● **What is asked**
Using the material below, repeat exactly the lines from the one with "Generate a component" through the one with "Chart.register(...registerables);", ends included, without any images.
§ §
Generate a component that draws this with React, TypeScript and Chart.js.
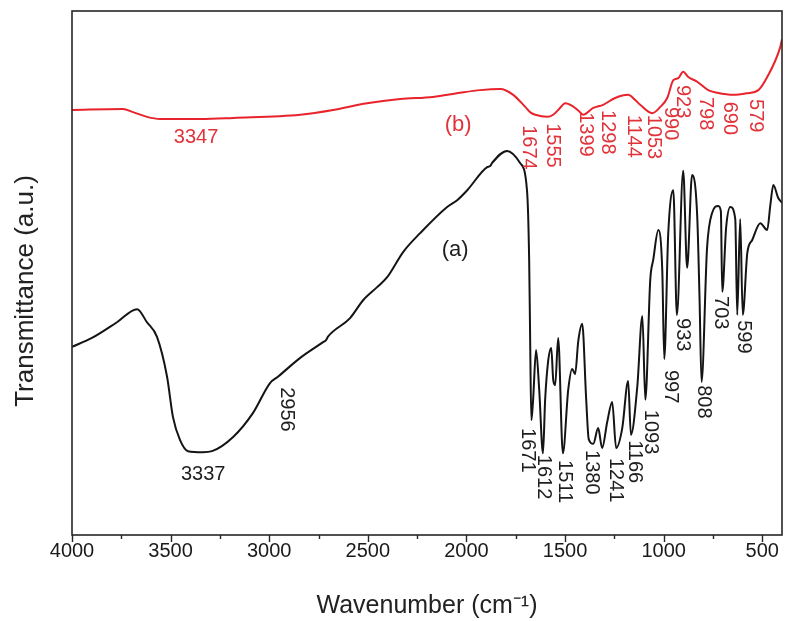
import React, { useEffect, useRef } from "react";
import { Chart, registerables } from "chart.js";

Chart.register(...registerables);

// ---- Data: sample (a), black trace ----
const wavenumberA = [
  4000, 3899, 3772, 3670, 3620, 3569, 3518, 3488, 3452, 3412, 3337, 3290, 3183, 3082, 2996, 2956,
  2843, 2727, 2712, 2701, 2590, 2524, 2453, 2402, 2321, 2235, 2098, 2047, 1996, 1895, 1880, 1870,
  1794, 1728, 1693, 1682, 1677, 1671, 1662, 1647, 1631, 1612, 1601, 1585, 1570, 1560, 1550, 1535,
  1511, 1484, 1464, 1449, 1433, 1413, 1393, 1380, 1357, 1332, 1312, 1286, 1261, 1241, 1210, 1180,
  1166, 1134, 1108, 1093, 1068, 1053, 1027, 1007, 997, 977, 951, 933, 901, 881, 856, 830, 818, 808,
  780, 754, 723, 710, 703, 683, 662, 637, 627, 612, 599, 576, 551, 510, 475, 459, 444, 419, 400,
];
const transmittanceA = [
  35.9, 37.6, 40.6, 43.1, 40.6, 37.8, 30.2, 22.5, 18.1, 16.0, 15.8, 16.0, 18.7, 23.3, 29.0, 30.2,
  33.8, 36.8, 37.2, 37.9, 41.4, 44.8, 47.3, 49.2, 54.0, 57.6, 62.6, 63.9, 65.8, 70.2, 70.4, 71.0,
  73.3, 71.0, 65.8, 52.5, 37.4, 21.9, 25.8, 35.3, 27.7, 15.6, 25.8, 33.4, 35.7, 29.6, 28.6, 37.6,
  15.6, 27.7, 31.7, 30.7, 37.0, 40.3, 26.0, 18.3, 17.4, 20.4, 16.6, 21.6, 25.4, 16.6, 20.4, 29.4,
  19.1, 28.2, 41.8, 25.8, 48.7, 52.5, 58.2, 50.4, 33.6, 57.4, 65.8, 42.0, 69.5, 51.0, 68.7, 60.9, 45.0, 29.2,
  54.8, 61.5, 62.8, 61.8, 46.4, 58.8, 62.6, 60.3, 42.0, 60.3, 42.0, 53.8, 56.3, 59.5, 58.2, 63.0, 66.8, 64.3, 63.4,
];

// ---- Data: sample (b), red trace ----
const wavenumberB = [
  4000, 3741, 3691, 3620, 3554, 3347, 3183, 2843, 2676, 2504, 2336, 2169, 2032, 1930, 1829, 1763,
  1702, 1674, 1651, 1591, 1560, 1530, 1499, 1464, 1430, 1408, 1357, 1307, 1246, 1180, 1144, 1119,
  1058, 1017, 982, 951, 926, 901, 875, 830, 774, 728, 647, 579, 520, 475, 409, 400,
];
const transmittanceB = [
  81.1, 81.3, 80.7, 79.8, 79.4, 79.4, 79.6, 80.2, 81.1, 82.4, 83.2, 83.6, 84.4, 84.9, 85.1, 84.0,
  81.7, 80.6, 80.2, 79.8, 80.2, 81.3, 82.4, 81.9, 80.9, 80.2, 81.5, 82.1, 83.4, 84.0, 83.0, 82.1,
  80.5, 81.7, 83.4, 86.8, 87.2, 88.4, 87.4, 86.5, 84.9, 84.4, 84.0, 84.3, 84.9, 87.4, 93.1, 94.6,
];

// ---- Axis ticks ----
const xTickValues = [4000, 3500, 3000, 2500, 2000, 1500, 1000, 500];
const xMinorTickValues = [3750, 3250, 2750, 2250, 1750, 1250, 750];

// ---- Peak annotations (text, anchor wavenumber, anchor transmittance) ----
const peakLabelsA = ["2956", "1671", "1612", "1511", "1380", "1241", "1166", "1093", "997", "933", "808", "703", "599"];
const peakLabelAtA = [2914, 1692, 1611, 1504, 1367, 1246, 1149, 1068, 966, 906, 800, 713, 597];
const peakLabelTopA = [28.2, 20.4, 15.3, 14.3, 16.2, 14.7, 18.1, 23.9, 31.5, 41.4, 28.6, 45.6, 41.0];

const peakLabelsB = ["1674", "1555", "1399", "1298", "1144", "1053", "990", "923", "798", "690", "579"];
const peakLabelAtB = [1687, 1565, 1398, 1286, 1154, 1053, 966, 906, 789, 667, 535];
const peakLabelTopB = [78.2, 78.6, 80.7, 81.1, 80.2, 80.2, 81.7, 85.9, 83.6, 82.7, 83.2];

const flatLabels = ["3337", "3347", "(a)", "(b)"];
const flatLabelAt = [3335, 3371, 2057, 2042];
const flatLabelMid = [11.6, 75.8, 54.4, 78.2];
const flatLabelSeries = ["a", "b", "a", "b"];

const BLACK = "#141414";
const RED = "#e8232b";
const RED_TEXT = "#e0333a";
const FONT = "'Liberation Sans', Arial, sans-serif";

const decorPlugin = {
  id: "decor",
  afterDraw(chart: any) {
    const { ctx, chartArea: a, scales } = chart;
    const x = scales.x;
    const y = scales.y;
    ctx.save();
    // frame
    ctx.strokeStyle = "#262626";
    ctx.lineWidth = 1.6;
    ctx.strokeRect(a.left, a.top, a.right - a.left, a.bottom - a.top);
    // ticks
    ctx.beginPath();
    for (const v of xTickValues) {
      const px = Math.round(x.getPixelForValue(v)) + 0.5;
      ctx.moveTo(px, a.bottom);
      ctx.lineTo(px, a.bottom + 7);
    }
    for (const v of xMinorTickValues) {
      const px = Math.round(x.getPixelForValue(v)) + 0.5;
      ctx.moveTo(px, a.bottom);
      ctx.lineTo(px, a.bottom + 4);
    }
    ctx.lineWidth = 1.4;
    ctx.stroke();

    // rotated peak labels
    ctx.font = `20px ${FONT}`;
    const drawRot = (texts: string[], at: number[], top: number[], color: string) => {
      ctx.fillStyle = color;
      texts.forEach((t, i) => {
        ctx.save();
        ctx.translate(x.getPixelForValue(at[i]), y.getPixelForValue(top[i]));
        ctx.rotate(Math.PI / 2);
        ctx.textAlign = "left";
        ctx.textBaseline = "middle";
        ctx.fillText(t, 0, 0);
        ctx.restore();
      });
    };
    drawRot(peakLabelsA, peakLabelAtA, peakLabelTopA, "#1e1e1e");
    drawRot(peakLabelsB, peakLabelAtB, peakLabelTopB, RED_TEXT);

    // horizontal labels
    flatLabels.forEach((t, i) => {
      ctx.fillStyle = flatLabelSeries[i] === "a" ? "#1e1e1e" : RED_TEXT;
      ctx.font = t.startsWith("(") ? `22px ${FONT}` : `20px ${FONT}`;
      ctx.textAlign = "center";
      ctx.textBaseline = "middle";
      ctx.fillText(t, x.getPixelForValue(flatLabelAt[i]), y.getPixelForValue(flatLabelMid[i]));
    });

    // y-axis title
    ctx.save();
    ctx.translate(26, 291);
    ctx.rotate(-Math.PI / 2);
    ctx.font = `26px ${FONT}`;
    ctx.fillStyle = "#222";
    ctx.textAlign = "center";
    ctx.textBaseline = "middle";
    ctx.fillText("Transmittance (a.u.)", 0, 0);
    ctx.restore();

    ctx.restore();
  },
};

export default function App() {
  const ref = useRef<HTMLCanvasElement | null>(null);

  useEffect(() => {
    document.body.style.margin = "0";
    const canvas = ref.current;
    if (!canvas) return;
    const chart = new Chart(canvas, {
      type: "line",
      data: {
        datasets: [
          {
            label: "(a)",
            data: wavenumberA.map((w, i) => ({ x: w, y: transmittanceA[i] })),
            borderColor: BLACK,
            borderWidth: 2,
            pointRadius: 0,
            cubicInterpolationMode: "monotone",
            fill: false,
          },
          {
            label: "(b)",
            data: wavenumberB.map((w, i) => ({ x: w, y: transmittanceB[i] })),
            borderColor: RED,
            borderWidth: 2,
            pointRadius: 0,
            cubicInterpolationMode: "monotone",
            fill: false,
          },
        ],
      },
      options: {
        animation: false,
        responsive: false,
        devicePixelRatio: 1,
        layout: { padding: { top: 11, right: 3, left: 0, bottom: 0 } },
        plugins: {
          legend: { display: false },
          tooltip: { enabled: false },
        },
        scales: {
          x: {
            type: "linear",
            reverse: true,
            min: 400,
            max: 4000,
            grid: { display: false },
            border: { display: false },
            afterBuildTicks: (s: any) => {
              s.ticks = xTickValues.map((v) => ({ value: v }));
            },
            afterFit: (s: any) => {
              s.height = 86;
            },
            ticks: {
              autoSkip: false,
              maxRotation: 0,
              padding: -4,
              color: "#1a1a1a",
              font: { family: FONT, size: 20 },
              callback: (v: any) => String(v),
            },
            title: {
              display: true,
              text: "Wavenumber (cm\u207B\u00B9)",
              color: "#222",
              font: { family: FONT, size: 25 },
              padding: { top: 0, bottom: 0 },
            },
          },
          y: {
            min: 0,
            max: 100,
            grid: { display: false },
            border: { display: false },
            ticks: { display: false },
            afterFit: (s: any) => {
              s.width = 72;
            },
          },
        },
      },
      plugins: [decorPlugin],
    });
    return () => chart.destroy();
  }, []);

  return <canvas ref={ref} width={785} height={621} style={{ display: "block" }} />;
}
§ §
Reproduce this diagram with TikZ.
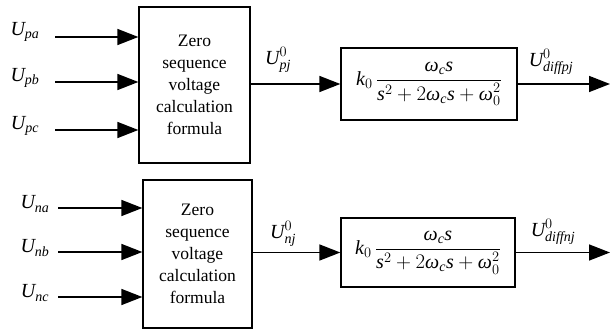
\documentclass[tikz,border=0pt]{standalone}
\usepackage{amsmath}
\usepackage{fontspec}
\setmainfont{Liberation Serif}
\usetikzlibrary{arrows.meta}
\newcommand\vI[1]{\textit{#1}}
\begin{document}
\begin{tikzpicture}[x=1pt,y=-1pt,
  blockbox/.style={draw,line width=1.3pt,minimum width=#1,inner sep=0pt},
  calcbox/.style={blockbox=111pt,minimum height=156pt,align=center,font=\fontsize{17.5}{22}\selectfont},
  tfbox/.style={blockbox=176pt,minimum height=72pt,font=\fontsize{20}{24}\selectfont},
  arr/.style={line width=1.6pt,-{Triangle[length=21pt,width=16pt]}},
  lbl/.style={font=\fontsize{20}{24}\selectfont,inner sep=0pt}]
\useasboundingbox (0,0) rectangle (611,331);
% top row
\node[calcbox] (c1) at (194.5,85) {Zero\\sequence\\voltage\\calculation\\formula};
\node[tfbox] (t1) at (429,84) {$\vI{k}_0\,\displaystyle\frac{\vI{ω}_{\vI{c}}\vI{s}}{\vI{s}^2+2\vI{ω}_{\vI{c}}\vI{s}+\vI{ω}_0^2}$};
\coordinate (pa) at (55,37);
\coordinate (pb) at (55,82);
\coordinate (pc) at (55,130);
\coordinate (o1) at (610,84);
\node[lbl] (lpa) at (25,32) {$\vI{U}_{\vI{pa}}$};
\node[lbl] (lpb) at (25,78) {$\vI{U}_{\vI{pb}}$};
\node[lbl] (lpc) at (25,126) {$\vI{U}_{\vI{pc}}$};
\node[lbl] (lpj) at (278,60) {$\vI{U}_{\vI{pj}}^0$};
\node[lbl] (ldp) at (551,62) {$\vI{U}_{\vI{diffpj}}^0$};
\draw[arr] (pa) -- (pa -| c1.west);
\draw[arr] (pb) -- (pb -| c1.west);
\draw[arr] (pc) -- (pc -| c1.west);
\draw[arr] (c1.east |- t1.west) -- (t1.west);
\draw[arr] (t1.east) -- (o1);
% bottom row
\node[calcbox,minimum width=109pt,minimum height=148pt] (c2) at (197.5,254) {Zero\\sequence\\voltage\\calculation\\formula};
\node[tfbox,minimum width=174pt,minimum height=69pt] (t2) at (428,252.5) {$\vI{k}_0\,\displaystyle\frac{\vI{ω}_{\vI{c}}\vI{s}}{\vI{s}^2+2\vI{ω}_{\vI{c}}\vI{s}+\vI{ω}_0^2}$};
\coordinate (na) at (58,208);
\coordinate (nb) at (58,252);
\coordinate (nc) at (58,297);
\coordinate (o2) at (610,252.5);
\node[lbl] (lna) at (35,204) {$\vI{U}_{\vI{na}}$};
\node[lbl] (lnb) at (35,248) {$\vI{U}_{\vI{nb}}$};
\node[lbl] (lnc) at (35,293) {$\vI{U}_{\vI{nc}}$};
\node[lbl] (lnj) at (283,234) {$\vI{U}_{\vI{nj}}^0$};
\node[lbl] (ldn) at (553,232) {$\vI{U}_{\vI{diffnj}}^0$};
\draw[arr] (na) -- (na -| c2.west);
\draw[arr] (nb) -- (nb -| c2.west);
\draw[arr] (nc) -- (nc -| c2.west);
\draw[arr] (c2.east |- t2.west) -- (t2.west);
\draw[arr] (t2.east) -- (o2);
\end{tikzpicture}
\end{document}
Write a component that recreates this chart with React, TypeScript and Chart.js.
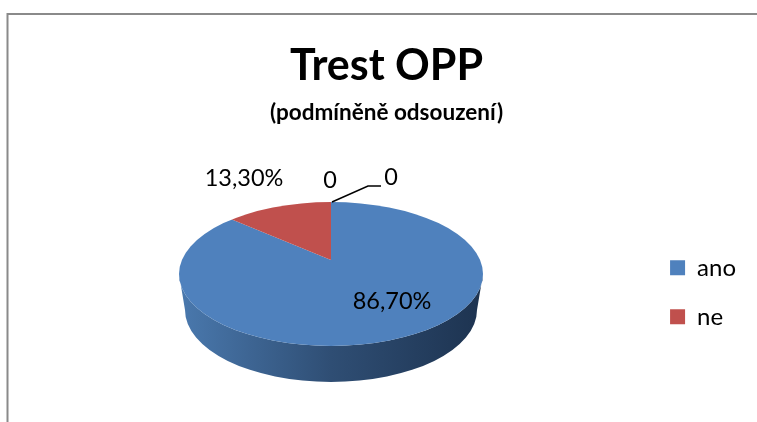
§ §
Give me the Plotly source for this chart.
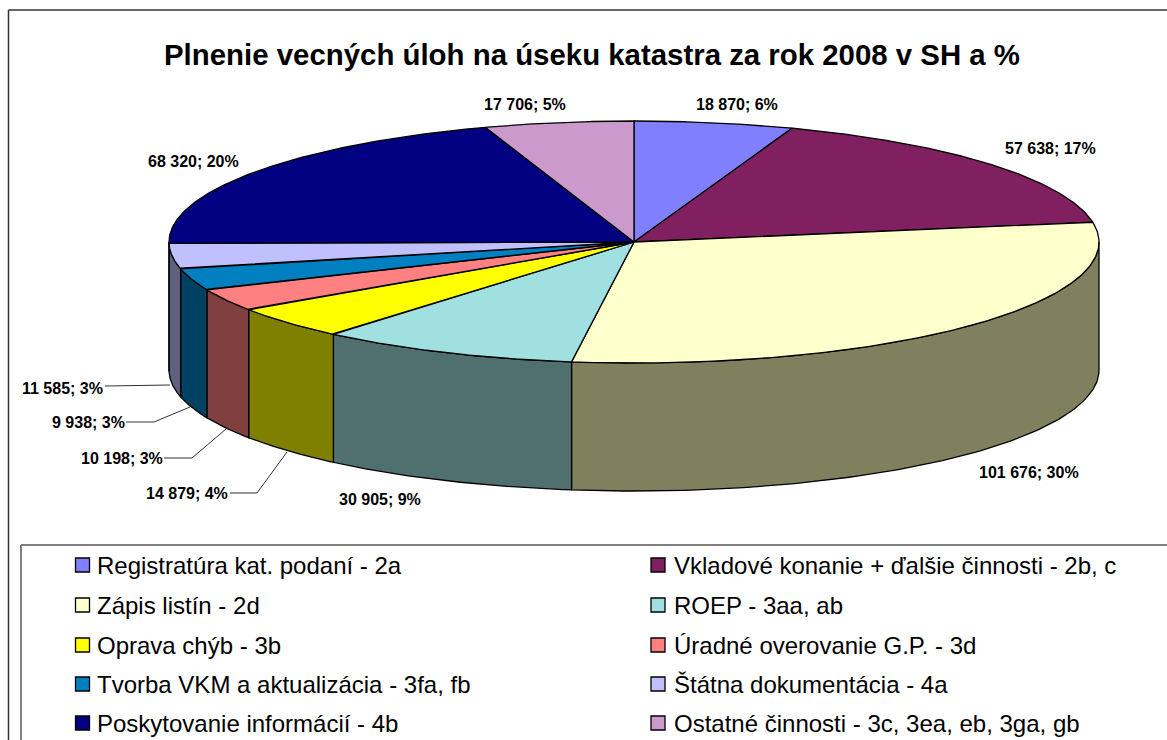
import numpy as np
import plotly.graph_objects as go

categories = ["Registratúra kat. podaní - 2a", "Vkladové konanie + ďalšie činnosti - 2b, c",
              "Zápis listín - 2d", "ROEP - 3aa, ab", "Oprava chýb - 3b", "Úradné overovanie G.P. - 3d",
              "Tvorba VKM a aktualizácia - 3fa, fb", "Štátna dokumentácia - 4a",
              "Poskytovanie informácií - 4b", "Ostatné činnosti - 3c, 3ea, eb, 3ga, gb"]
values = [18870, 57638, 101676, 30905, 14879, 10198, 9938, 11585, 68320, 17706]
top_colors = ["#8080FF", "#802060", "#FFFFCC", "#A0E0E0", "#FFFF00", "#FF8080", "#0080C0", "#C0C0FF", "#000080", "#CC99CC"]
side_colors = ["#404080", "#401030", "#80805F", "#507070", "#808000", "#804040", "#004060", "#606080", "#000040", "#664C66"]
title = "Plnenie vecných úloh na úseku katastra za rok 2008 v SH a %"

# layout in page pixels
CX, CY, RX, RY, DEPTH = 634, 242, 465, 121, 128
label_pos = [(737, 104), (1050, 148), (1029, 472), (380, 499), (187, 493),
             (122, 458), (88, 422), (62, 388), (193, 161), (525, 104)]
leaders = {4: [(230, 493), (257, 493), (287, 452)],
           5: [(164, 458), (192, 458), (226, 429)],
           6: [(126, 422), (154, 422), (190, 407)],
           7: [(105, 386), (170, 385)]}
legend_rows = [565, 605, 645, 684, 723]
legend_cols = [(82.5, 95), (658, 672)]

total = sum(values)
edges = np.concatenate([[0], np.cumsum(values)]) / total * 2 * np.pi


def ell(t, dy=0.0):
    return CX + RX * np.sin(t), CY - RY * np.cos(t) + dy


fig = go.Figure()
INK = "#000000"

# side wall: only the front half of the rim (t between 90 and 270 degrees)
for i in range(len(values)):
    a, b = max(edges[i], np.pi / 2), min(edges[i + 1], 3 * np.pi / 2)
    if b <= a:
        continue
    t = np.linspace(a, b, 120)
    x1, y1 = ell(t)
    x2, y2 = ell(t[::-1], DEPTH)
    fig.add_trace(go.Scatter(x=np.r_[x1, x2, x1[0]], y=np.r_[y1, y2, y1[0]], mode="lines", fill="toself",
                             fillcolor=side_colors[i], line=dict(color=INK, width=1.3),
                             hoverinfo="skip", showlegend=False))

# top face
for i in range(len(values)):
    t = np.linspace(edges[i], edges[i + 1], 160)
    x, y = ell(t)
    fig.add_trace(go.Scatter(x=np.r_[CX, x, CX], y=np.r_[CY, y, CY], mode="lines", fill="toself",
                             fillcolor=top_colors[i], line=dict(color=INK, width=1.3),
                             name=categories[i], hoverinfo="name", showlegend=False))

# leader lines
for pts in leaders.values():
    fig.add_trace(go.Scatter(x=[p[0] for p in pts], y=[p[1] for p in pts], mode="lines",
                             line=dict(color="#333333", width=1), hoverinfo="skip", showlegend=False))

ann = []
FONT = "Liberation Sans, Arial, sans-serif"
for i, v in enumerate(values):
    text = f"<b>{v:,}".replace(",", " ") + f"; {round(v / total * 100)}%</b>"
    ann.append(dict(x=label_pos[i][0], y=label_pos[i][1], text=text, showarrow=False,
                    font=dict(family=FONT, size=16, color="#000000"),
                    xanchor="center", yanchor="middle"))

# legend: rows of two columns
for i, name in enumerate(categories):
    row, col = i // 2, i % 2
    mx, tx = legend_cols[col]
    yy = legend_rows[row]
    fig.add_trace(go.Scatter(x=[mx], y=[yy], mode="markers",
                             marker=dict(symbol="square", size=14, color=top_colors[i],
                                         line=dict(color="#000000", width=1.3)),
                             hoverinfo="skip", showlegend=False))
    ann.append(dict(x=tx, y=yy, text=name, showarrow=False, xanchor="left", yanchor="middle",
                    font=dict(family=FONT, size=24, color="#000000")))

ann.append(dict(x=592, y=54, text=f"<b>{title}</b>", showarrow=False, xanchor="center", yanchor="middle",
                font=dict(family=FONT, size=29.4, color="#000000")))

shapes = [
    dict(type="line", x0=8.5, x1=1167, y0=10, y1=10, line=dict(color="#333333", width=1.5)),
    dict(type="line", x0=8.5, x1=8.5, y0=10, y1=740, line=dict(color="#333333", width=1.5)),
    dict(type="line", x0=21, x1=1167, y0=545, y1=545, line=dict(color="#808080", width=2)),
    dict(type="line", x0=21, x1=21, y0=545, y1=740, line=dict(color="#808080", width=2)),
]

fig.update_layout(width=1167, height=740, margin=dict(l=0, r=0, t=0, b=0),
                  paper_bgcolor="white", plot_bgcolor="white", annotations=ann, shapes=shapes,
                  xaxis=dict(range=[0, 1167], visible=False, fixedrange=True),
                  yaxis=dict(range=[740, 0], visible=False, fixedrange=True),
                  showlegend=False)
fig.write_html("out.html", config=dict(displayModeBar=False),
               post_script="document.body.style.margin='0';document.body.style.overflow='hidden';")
§ §
● **Output for this task**
Generate a component that draws this with React, TypeScript and Chart.js.
import React, { useEffect, useRef } from "react";
import { Chart, registerables } from "chart.js";

Chart.register(...registerables);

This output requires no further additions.